**Task goal**
State how many lines of the entries below hold the word "chart"; reply with nothing but the number.

Records
— START —

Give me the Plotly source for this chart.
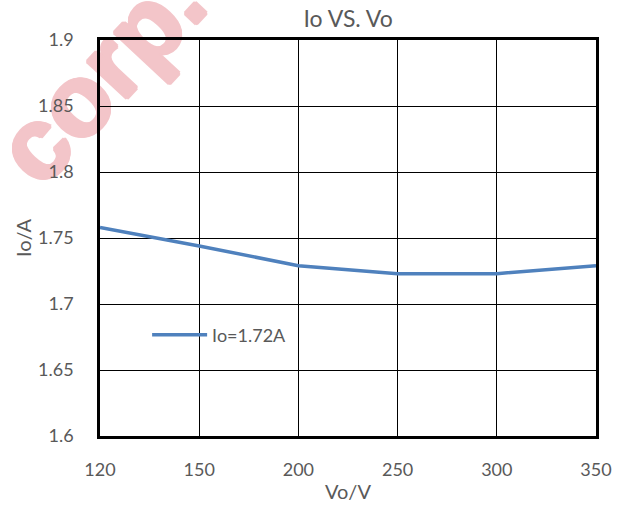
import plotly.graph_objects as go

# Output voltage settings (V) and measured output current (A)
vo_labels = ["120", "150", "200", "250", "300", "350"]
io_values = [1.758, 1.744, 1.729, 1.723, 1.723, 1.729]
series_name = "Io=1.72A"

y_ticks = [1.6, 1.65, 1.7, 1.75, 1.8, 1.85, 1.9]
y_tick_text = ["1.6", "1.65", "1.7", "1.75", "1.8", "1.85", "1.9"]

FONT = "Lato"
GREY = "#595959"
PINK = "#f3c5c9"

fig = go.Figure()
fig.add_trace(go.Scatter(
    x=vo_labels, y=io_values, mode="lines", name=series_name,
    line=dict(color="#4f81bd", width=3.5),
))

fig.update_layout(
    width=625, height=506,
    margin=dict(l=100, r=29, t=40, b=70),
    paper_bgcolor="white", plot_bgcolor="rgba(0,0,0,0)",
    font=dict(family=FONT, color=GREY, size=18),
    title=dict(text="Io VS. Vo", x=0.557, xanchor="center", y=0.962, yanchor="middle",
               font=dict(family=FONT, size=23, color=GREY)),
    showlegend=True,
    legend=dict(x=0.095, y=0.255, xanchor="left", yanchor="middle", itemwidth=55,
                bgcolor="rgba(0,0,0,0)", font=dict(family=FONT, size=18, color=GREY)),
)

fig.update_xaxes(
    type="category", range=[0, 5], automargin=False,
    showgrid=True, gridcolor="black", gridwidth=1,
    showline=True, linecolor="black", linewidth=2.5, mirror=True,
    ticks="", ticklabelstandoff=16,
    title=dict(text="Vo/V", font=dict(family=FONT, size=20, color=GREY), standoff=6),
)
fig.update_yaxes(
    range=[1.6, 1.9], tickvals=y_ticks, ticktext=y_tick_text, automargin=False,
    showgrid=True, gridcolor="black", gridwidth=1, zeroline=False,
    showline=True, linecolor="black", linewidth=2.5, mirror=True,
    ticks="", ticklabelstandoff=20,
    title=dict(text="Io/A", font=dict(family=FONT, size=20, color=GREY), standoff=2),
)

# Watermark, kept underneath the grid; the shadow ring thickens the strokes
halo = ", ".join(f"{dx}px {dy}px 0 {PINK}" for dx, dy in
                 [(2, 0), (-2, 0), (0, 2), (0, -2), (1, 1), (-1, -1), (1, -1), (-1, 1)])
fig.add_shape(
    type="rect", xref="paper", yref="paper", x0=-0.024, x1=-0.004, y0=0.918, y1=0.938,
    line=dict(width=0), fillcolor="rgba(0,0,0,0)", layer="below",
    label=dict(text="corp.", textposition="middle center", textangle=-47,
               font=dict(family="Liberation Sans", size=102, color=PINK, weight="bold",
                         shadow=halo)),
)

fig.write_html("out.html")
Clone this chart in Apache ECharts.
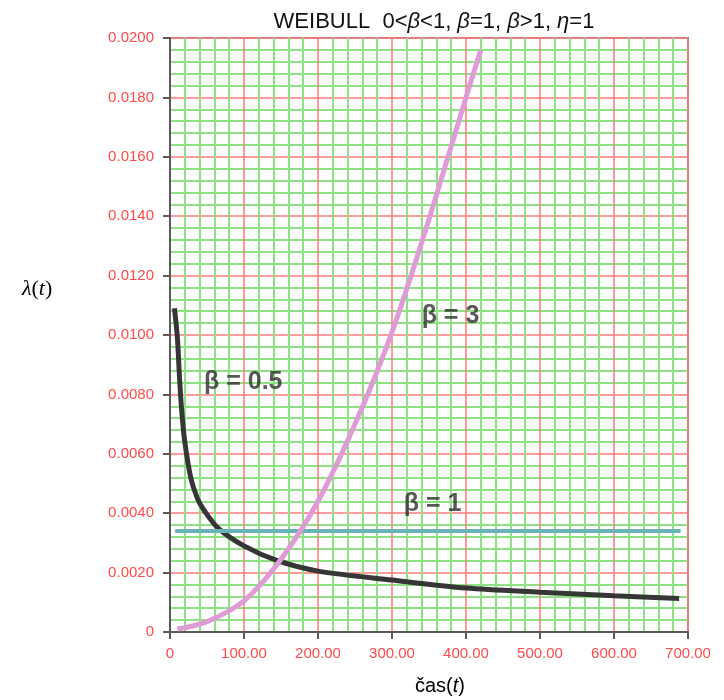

— END —

**The output**
2